▶ [WHAT THE TASK ASKS]: Quote the records exactly, starting at the first line and stopping after the line with "(0,0) rectangle (1197,1061);"; skip the pictures.

▶ [SUPPLIED RECORDS]:
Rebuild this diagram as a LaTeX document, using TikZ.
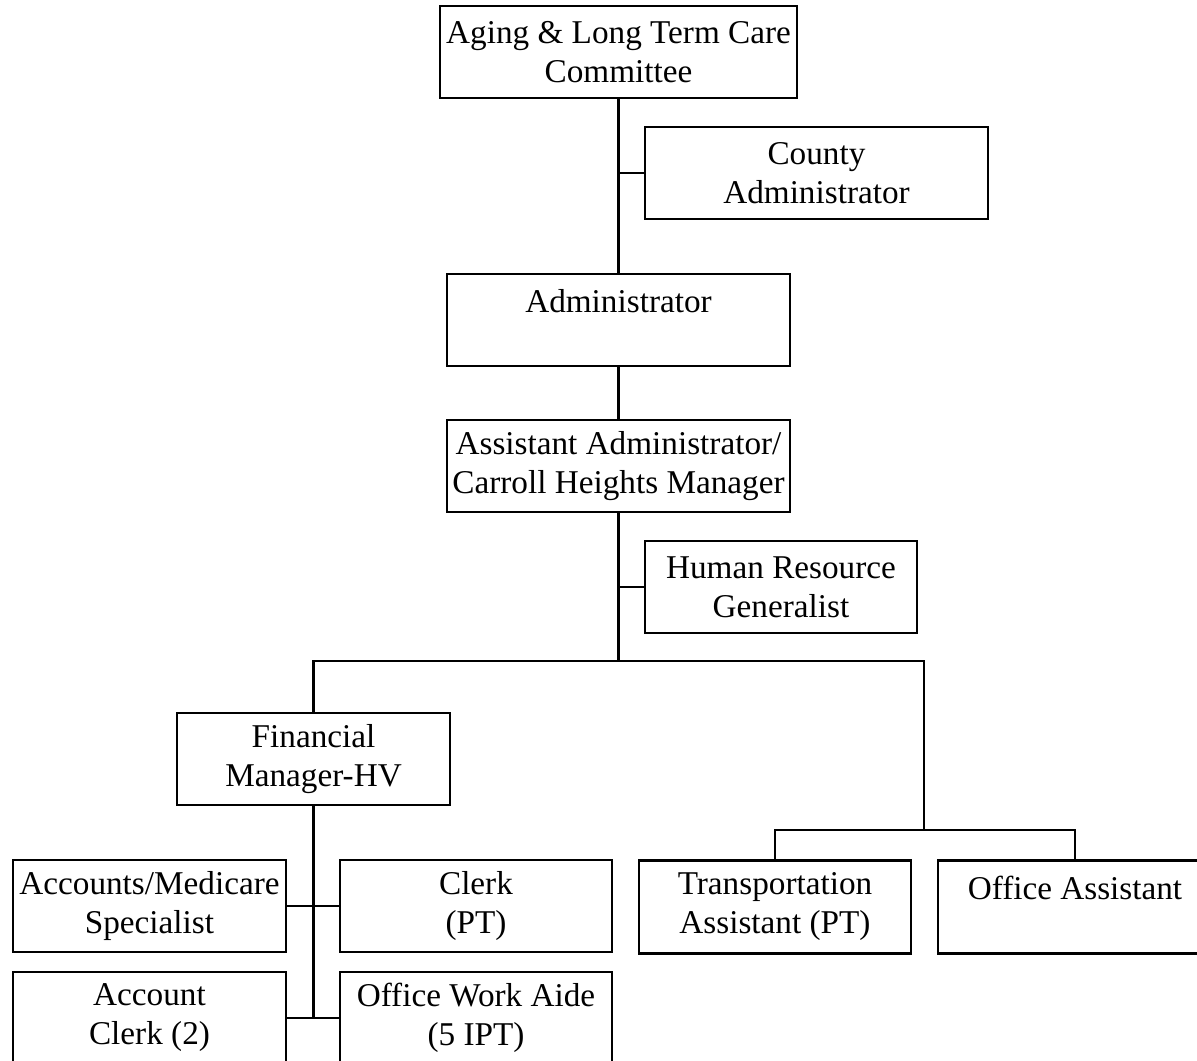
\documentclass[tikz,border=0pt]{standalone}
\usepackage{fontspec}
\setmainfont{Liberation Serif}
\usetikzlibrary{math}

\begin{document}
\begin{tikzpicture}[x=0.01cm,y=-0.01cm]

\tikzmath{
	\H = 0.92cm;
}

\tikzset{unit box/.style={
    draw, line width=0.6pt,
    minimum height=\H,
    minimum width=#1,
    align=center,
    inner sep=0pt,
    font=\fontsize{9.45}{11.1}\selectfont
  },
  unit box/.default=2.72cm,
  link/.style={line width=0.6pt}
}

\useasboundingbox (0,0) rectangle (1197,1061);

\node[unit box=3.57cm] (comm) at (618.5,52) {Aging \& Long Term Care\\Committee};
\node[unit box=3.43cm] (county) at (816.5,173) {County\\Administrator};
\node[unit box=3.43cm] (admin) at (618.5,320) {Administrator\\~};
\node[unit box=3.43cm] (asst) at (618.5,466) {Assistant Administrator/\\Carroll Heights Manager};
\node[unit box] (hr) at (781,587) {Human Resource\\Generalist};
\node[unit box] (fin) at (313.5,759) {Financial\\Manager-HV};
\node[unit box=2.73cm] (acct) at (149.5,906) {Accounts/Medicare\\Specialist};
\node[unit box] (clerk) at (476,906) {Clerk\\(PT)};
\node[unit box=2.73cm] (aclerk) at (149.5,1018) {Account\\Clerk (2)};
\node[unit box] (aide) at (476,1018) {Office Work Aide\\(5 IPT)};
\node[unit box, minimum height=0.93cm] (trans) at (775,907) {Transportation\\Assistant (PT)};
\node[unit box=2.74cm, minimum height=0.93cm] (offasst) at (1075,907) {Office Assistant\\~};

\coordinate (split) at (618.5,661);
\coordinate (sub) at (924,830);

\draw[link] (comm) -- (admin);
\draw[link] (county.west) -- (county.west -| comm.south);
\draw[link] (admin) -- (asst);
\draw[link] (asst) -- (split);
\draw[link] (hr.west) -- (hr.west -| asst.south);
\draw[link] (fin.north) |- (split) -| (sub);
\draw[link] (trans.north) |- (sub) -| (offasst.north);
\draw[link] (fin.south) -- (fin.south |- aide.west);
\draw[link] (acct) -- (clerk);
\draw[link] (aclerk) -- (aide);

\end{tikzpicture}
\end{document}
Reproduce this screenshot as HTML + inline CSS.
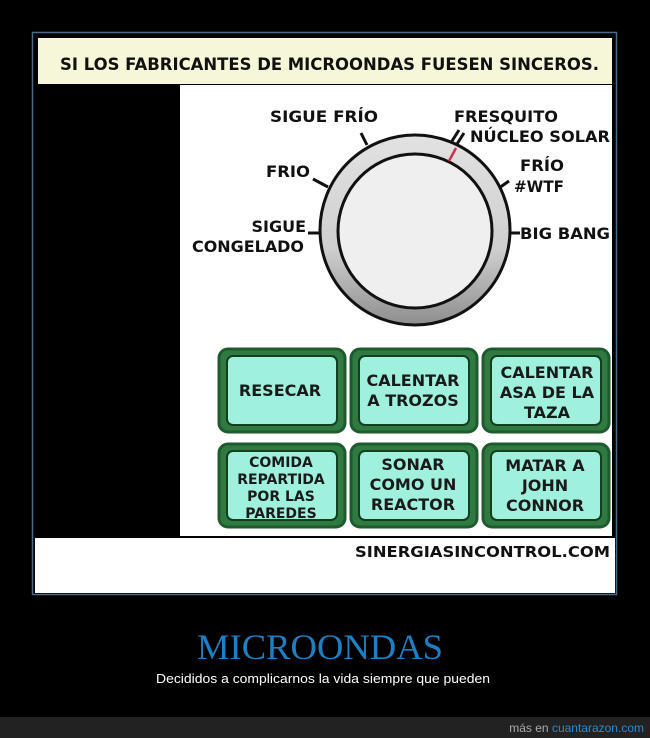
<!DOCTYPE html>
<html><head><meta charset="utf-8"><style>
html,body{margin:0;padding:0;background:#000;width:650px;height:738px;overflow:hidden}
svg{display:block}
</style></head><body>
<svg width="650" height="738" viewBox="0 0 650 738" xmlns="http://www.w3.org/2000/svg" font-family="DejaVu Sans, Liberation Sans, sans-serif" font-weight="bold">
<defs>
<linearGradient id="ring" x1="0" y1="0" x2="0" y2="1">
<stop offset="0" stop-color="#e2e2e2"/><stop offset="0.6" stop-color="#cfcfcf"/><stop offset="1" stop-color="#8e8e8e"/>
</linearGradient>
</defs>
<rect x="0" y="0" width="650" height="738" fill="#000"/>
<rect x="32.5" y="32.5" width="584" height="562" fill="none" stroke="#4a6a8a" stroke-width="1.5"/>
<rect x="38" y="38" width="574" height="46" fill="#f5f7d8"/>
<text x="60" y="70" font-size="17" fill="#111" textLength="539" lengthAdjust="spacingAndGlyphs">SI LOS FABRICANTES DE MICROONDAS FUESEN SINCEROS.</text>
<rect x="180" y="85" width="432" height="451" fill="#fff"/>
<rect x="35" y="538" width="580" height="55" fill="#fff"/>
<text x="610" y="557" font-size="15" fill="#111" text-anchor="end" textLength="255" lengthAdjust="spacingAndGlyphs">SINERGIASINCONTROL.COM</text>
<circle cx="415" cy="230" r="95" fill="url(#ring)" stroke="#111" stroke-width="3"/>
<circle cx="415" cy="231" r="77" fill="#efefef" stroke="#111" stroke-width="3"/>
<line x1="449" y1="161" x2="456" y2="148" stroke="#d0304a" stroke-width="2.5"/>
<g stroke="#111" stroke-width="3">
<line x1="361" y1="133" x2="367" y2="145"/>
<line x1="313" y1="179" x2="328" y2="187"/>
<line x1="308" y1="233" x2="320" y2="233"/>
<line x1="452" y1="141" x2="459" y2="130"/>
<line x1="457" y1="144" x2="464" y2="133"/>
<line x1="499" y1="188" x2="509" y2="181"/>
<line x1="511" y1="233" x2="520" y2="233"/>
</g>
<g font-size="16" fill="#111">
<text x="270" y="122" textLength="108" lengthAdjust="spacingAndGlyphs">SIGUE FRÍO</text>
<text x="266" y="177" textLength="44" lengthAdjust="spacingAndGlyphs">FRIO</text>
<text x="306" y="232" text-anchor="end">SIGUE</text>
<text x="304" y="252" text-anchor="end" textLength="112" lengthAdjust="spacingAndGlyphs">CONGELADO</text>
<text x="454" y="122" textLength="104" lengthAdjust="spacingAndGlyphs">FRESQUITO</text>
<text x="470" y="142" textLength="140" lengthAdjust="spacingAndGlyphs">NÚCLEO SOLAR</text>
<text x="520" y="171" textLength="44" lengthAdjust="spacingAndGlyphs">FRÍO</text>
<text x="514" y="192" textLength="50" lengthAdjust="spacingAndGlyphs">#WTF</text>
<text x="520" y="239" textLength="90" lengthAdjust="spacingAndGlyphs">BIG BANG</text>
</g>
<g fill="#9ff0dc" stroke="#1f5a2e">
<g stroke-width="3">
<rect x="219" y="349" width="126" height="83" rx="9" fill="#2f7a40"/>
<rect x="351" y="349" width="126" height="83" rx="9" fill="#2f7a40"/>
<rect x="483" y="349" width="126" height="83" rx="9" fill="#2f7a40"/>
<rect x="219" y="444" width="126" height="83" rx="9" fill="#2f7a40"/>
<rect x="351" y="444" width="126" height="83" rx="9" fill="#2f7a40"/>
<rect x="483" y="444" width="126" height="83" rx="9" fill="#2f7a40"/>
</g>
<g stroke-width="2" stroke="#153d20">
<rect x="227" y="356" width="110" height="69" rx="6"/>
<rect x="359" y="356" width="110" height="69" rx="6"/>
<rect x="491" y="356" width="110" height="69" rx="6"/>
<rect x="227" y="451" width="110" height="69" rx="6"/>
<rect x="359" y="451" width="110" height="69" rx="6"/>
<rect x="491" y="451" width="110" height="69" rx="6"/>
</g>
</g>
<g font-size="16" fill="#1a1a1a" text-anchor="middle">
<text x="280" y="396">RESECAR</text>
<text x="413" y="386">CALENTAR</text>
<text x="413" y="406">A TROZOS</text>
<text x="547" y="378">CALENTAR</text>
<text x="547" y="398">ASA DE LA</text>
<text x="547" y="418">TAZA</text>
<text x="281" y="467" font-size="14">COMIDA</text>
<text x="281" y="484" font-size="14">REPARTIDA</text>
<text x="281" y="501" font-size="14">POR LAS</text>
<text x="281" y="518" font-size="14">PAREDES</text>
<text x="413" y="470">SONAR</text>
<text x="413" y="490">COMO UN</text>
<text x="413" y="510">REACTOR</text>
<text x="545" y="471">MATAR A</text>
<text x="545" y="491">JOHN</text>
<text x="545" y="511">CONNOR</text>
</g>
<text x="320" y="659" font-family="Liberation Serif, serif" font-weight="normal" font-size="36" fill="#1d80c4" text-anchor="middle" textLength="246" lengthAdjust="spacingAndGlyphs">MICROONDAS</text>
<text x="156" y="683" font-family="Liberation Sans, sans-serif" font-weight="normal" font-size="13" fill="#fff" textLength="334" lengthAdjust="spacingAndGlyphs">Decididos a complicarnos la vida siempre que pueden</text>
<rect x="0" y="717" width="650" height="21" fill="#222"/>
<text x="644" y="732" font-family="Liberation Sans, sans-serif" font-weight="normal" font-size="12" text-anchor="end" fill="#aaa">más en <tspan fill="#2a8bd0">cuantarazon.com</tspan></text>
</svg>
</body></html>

▶ [PROBLEM SOLUTION]:
Rebuild this diagram as a LaTeX document, using TikZ.
\documentclass[tikz,border=0pt]{standalone}
\usepackage{fontspec}
\setmainfont{Liberation Serif}
\usetikzlibrary{math}

\begin{document}
\begin{tikzpicture}[x=0.01cm,y=-0.01cm]

\tikzmath{
	\H = 0.92cm;
}

\tikzset{unit box/.style={
    draw, line width=0.6pt,
    minimum height=\H,
    minimum width=#1,
    align=center,
    inner sep=0pt,
    font=\fontsize{9.45}{11.1}\selectfont
  },
  unit box/.default=2.72cm,
  link/.style={line width=0.6pt}
}

\useasboundingbox (0,0) rectangle (1197,1061);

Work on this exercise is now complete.